** START OF Recorded information **
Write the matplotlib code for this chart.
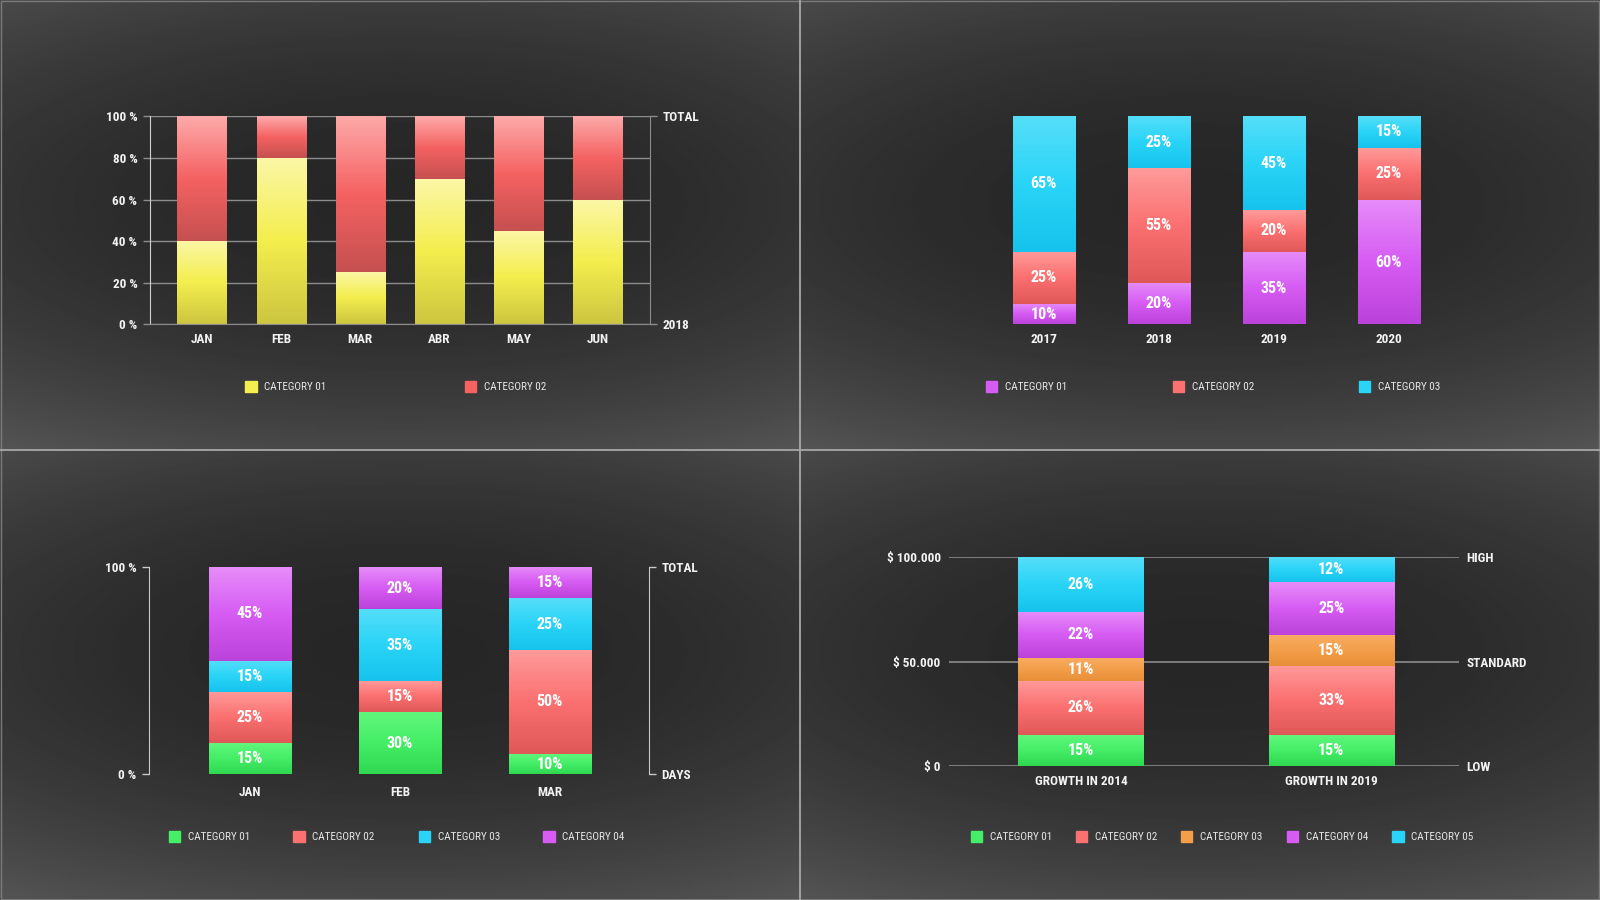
import numpy as np
import matplotlib
matplotlib.use("Agg")
import matplotlib.pyplot as plt
from matplotlib import font_manager
from matplotlib.colors import LinearSegmentedColormap
from matplotlib.patches import Rectangle
from matplotlib.lines import Line2D

# prefer a narrow face if one is installed, otherwise Roboto
installed = {f.name for f in font_manager.fontManager.ttflist}
narrow = [n for n in ['Roboto Condensed', 'Liberation Sans Narrow', 'DejaVu Sans Condensed']
          if n in installed]
plt.rcParams['font.family'] = narrow[:1] + ['Roboto', 'DejaVu Sans']
plt.rcParams['font.stretch'] = 'condensed' if narrow else 'normal'

# ---- data ----
months_1 = ['JAN', 'FEB', 'MAR', 'ABR', 'MAY', 'JUN']
p1_cat01 = [40, 80, 25, 70, 45, 60]
p1_cat02 = [60, 20, 75, 30, 55, 40]

years_2 = ['2017', '2018', '2019', '2020']
p2_cat01 = [10, 20, 35, 60]
p2_cat02 = [25, 55, 20, 25]
p2_cat03 = [65, 25, 45, 15]

months_3 = ['JAN', 'FEB', 'MAR']
p3_cat01 = [15, 30, 10]
p3_cat02 = [25, 15, 50]
p3_cat03 = [15, 35, 25]
p3_cat04 = [45, 20, 15]

groups_4 = ['GROWTH IN 2014', 'GROWTH IN 2019']
p4_cat01 = [15, 15]
p4_cat02 = [26, 33]
p4_cat03 = [11, 15]
p4_cat04 = [22, 25]
p4_cat05 = [26, 12]
p4_total = 100000

# ---- styles ----
W, H = 1568, 882  # layout frame (reference pixels)
YELLOW = ['#cdc640', '#f4ee4e', '#fbf7a6']
RED1 = ['#c65050', '#f56262', '#fda9a9']
RED = ['#df5858', '#fb7070', '#ff9a9a']
CYAN = ['#16c3ec', '#2ad4f7', '#55def9']
PURPLE = ['#bb42da', '#d65cf3', '#e68cf9']
GREEN = ['#30d852', '#45ee66', '#62f67e']
ORANGE = ['#e88e38', '#f39e4a', '#f8ad62']
TXT = '#f2f2f2'
GRID = '#8c8c8c'
tick_fs = 9.5
val_fs = 11.5
leg_fs = 8


def rect(l, t, r, b):
    return [l / W, 1 - b / H, (r - l) / W, (b - t) / H]


def fx(px):
    return px / W


def fy(py):
    return 1 - py / H


def grad_stack(ax, layers, colors, width, labels=False):
    x = np.arange(len(layers[0]))
    bottom = np.zeros(len(x))
    grad = np.linspace(0, 1, 80).reshape(-1, 1)
    for vals, cols in zip(layers, colors):
        vals = np.asarray(vals, dtype=float)
        bars = ax.bar(x, vals, width, bottom=bottom, color='none', linewidth=0, zorder=2)
        cm = LinearSegmentedColormap.from_list('g', cols)
        for b, v in zip(bars, vals):
            x0, y0 = b.get_x(), b.get_y()
            ax.imshow(grad, extent=[x0, x0 + b.get_width(), y0, y0 + b.get_height()],
                      origin='lower', aspect='auto', cmap=cm, zorder=2, interpolation='bilinear')
            if labels:
                ax.text(b.get_x() + b.get_width() / 2, y0 + v / 2, f'{v * 100 / ax._total:.0f}%',
                        ha='center', va='center', color='white', fontsize=val_fs,
                        fontweight='bold', zorder=4)
        bottom += vals


def legend(entries, y):
    for xs, col, lab in entries:
        s = 11
        fig.patches.append(Rectangle((fx(xs - s / 2), fy(y + s / 2)), s / W, s / H,
                                     transform=fig.transFigure, color=col, figure=fig))
        fig.text(fx(xs + 13), fy(y), lab, ha='left', va='center', color='#e6e6e6', fontsize=leg_fs)


fig = plt.figure(figsize=(16, 9), dpi=100)

# ---- background ----
bg = fig.add_axes([0, 0, 1, 1], zorder=-10)
yy, xx = np.mgrid[0:1:450j, 0:1:800j]
tx = (xx * 2) % 1
ty = (yy * 2) % 1
shade = 0.15 + 0.11 * (np.abs(ty - 0.45) * 2) ** 2 + 0.05 * (np.abs(tx - 0.5) * 2) ** 2
bg.imshow(shade, cmap='gray', vmin=0, vmax=1, extent=[0, 1, 0, 1], aspect='auto', interpolation='bilinear')
bg.set_xlim(0, 1)
bg.set_ylim(0, 1)
bg.axis('off')
fig.add_artist(Line2D([0.5, 0.5], [0, 1], color='#a8a8a8', lw=1.3, transform=fig.transFigure))
fig.add_artist(Line2D([0, 1], [0.5, 0.5], color='#a8a8a8', lw=1.3, transform=fig.transFigure))
fig.add_artist(Rectangle((0.0005, 0.0008), 0.999, 0.9985, fill=False, edgecolor='#7a7a7a',
                         lw=1, transform=fig.transFigure))


def style_axis(ax):
    ax.set_facecolor('none')
    for s in ax.spines.values():
        s.set_visible(False)
    ax.tick_params(colors=GRID, labelcolor=TXT, labelsize=tick_fs)
    for lab in ax.get_xticklabels() + ax.get_yticklabels():
        lab.set_fontweight('bold')


# ---- panel 1 ----
ax1 = fig.add_axes(rect(147, 114, 637, 318))
ax1._total = 100
grad_stack(ax1, [p1_cat01, p1_cat02], [YELLOW, RED1], 0.62)
ax1.set_xlim(-0.657, 5.66)
ax1.set_ylim(0, 100)
ax1.set_yticks(np.arange(0, 101, 20))
ax1.set_yticklabels([f'{v} %' for v in range(0, 101, 20)])
ax1.set_xticks(range(len(months_1)))
ax1.set_xticklabels(months_1)
ax1.grid(axis='y', color=GRID, lw=1, zorder=1)
ax1.set_axisbelow(True)
style_axis(ax1)
for side in ['left', 'right', 'bottom']:
    ax1.spines[side].set_visible(True)
    ax1.spines[side].set_color(GRID)
ax1.spines['left'].set_color('#d0d0d0')
ax1.tick_params(axis='y', length=5, width=1, pad=4)
ax1.tick_params(axis='x', length=0, pad=6)
ax1r = ax1.twinx()
ax1r.set_ylim(0, 100)
ax1r.set_yticks([0, 100])
ax1r.set_yticklabels(['2018', 'TOTAL'])
style_axis(ax1r)
ax1r.tick_params(axis='y', length=5, width=1, pad=4)
legend([(246, YELLOW[1], 'CATEGORY 01'), (461, RED1[1], 'CATEGORY 02')], 379)

# ---- panel 2 ----
ax2 = fig.add_axes(rect(960, 114, 1424, 318))
ax2._total = 100
grad_stack(ax2, [p2_cat01, p2_cat02, p2_cat03], [PURPLE, RED, CYAN], 0.54, labels=True)
ax2.set_xlim(-0.559, 3.558)
ax2.set_ylim(0, 100)
ax2.set_yticks([])
ax2.set_xticks(range(len(years_2)))
ax2.set_xticklabels(years_2)
style_axis(ax2)
ax2.tick_params(axis='x', length=0, pad=6)
legend([(972, PURPLE[1], 'CATEGORY 01'), (1155, RED[1], 'CATEGORY 02'),
        (1337, CYAN[1], 'CATEGORY 03')], 379)

# ---- panel 3 ----
ax3 = fig.add_axes(rect(146, 556, 636, 759))
ax3._total = 100
grad_stack(ax3, [p3_cat01, p3_cat02, p3_cat03, p3_cat04], [GREEN, RED, CYAN, PURPLE], 0.55, labels=True)
ax3.set_xlim(-0.673, 2.66)
ax3.set_ylim(0, 100)
ax3.set_yticks([0, 100])
ax3.set_yticklabels(['0 %', '100 %'])
ax3.set_xticks(range(len(months_3)))
ax3.set_xticklabels(months_3)
style_axis(ax3)
ax3.spines['left'].set_visible(True)
ax3.spines['left'].set_color('#c8c8c8')
ax3.tick_params(axis='y', length=5, width=1, pad=4, colors='#c8c8c8', labelcolor=TXT)
ax3.tick_params(axis='x', length=0, pad=8)
ax3r = ax3.twinx()
ax3r.set_ylim(0, 100)
ax3r.set_yticks([0, 100])
ax3r.set_yticklabels(['DAYS', 'TOTAL'])
style_axis(ax3r)
ax3r.spines['right'].set_visible(True)
ax3r.spines['right'].set_color('#c8c8c8')
ax3r.tick_params(axis='y', length=5, width=1, pad=4, colors='#c8c8c8', labelcolor=TXT)
legend([(171, GREEN[1], 'CATEGORY 01'), (293, RED[1], 'CATEGORY 02'),
        (416, CYAN[1], 'CATEGORY 03'), (538, PURPLE[1], 'CATEGORY 04')], 820)

# ---- panel 4 ----
ax4 = fig.add_axes(rect(930, 546, 1430, 751))
ax4._total = p4_total
scale = p4_total / 100
layers4 = [np.array(v) * scale for v in [p4_cat01, p4_cat02, p4_cat03, p4_cat04, p4_cat05]]
grad_stack(ax4, layers4, [GREEN, RED, ORANGE, PURPLE, CYAN], 0.50, labels=True)
ax4.set_xlim(-0.527, 1.51)
ax4.set_ylim(0, p4_total)
ax4.set_yticks([0, 50000, 100000])
ax4.set_yticklabels(['$ 0', '$ 50.000', '$ 100.000'])
ax4.set_xticks(range(len(groups_4)))
ax4.set_xticklabels(groups_4)
ax4.grid(axis='y', color=GRID, lw=1.2, zorder=1)
ax4.set_axisbelow(True)
style_axis(ax4)
ax4.tick_params(axis='y', length=0, pad=6)
ax4.tick_params(axis='x', length=0, pad=6)
ax4r = ax4.twinx()
ax4r.set_ylim(0, p4_total)
ax4r.set_yticks([0, 50000, 100000])
ax4r.set_yticklabels(['LOW', 'STANDARD', 'HIGH'])
style_axis(ax4r)
ax4r.tick_params(axis='y', length=0, pad=5)
legend([(957, GREEN[1], 'CATEGORY 01'), (1060, RED[1], 'CATEGORY 02'),
        (1163, ORANGE[1], 'CATEGORY 03'), (1267, PURPLE[1], 'CATEGORY 04'),
        (1370, CYAN[1], 'CATEGORY 05')], 820)

fig.savefig('out.png', dpi=100)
** END OF Recorded information **
Every line from the top of the material above through the line with "plt.rcParams['font.stretch'] = 'condensed'" should be duplicated exactly, please; leave out the pictures.

Write the matplotlib code for this chart.
import numpy as np
import matplotlib
matplotlib.use("Agg")
import matplotlib.pyplot as plt
from matplotlib import font_manager
from matplotlib.colors import LinearSegmentedColormap
from matplotlib.patches import Rectangle
from matplotlib.lines import Line2D

# prefer a narrow face if one is installed, otherwise Roboto
installed = {f.name for f in font_manager.fontManager.ttflist}
narrow = [n for n in ['Roboto Condensed', 'Liberation Sans Narrow', 'DejaVu Sans Condensed']
          if n in installed]
plt.rcParams['font.family'] = narrow[:1] + ['Roboto', 'DejaVu Sans']
plt.rcParams['font.stretch'] = 'condensed' if narrow else 'normal'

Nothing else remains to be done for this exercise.